YZY Kit Homes are constructed with timber mass walls, which act like ‘thermal batteries’, storing heat during the day and gradually releasing it at night. This makes our cabins and granny flats an eco-friendly and energy efficient choice that will benefit you and the environment for many years to come.
To achieve your desired energy efficiency, there are two options:
1) Build your cabin or granny flat with 60mm, 80mm, 95mm, 120mm or 140mm thickness LGL walls that will not require extra insulation, even in the hottest or coolest regions of Australia.
2) Have a minimum thickness of the walls required structurally, with external cladding or internal lining and extra insulation added in between. Cladding options are available that are low (or no) maintenance and some can also be fire resistant.
What are the NatHERS ratings on YZY Kit Homes?
As discussed, there are many factors that impact how the NatHERS rating is calculated, which means the rating of your home will always be project-specific. In addition, the actual energy efficiency and comfort felt living in our cabins and granny flats will be better than the ratings reflect, owing to the mass effect of our solid timber walls.
As a guide, below you’ll find some indicative ratings on our designs when built in certain conditions and climates.
QLD climate zone 10 (Brisbane-Sunshine Coast QLD):
Rhodes design built with 60mm walls on open suspended timber floors = 6.1 stars
NSW climate zone 15 (Central Coast NSW):
Iceland design built with 60mm walls on concrete slab = 7 stars, with 80mm walls = 7.9 stars.
(A pass for this climate zone is approximately 5.2 stars.)
TAS climate zone 26 (Hobart)
Greenland design built with 80mm walls = 6.4 stars
(A pass for this climate zone is 6 stars.)
ACT climate zone 24
Iceland design built with 80mm walls = 6.1 stars, 95mm walls = 6.7 stars.
Greenland design built with 60mm walls with insulation added to 3 walls = 7 stars.
(A pass for this climate zone is 6 stars.)
Note: A passive house must not exceed a total combined heating plus cooling demand of up to 108 MJ/m2/year (108 MJ is equivalent to 7.3 star NatHERS design in Canberra.)
There’s more to energy efficiency than a rating
While the NatHERS ratings provide some useful insights into energy efficiency, it’s important to be aware that there are other factors that impact the actual efficiency of buildings, in particular, those built with timber mass walls.
In the future we hope for a similar building clause found in New Zealand to be introduced into Australia which recognises the difference in rating thermal efficiency in timber mass buildings.
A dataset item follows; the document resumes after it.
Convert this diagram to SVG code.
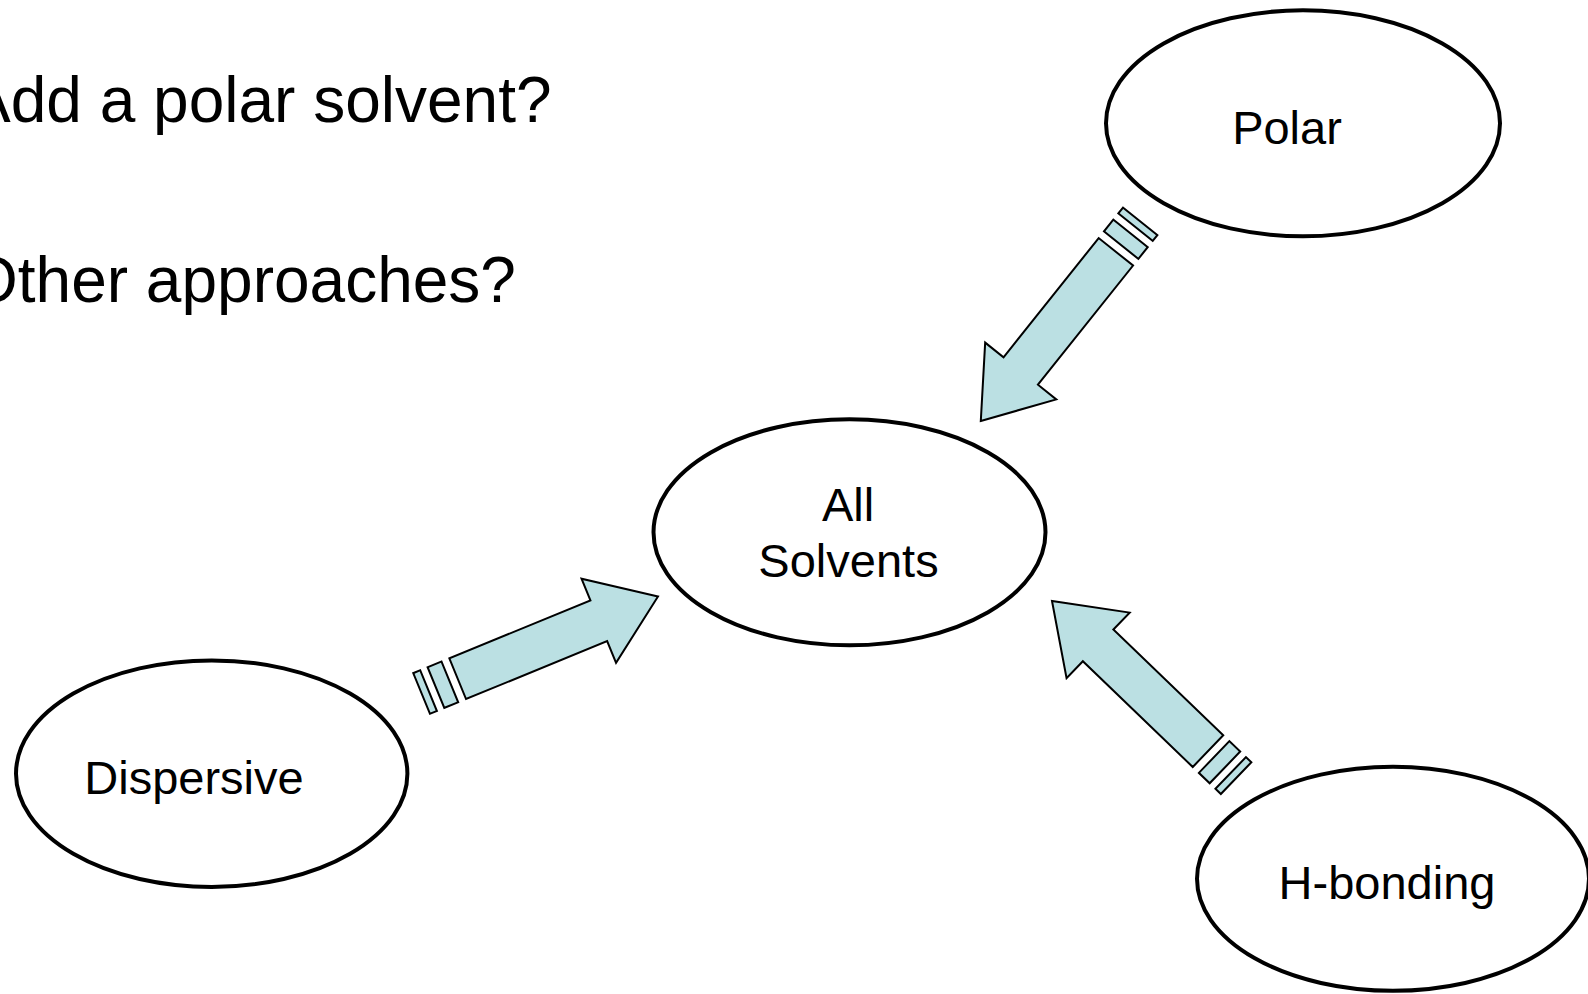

Until then, it is up to the consumer to look beyond the ratings, and for the builders to continue to educate, to be sure the energy efficient homes being built are the best they can be.
Upcoming NCC update
The NCC is updated every three years based on regulatory practices, industry research and public feedback. The next update is planned in 2022 and the Australian Building Codes Board (ABCB) has opened consultation on stage 2 of National Construction Code (NCC) 2022 public comment. Responses are invited until 17 October 2021 and can be accessed here.
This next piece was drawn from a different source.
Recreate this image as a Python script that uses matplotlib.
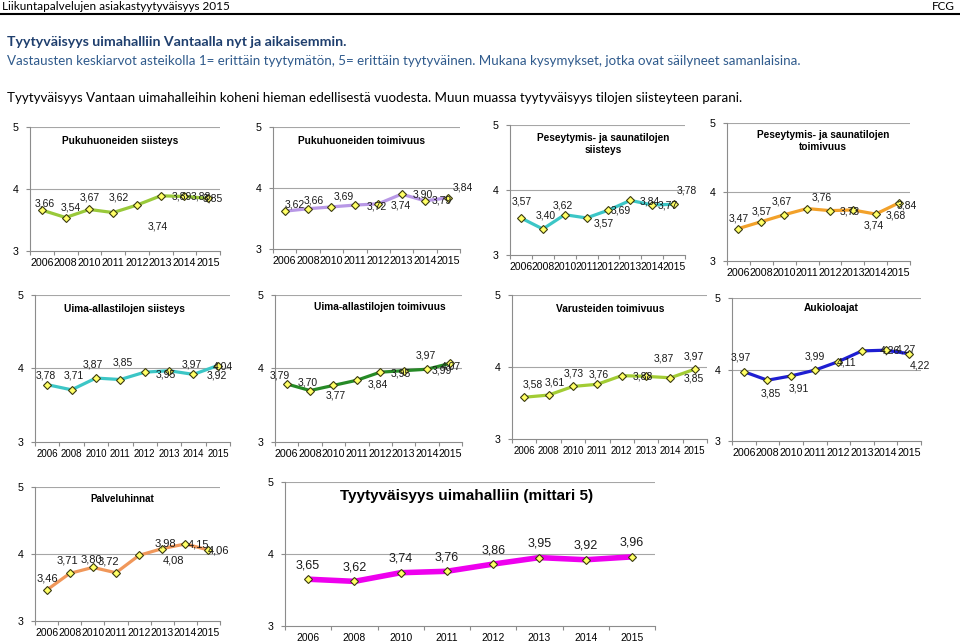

This stage of consultation seeks comment on proposed NCC amendments on energy efficiency and condensation. A consultation link was sent to all registered NCC Online users on 30 August 2021. We will submit our comments to the ABCB, to advocate for the energy efficiency of timber mass homes to be taken into account. Our recommendations will include the introduction of a clause that accounts for the importance of mass effect and allows for an alternative to minimum R-values for solid timber construction, similar to New Zealand’s current Building Code Clause to that effect.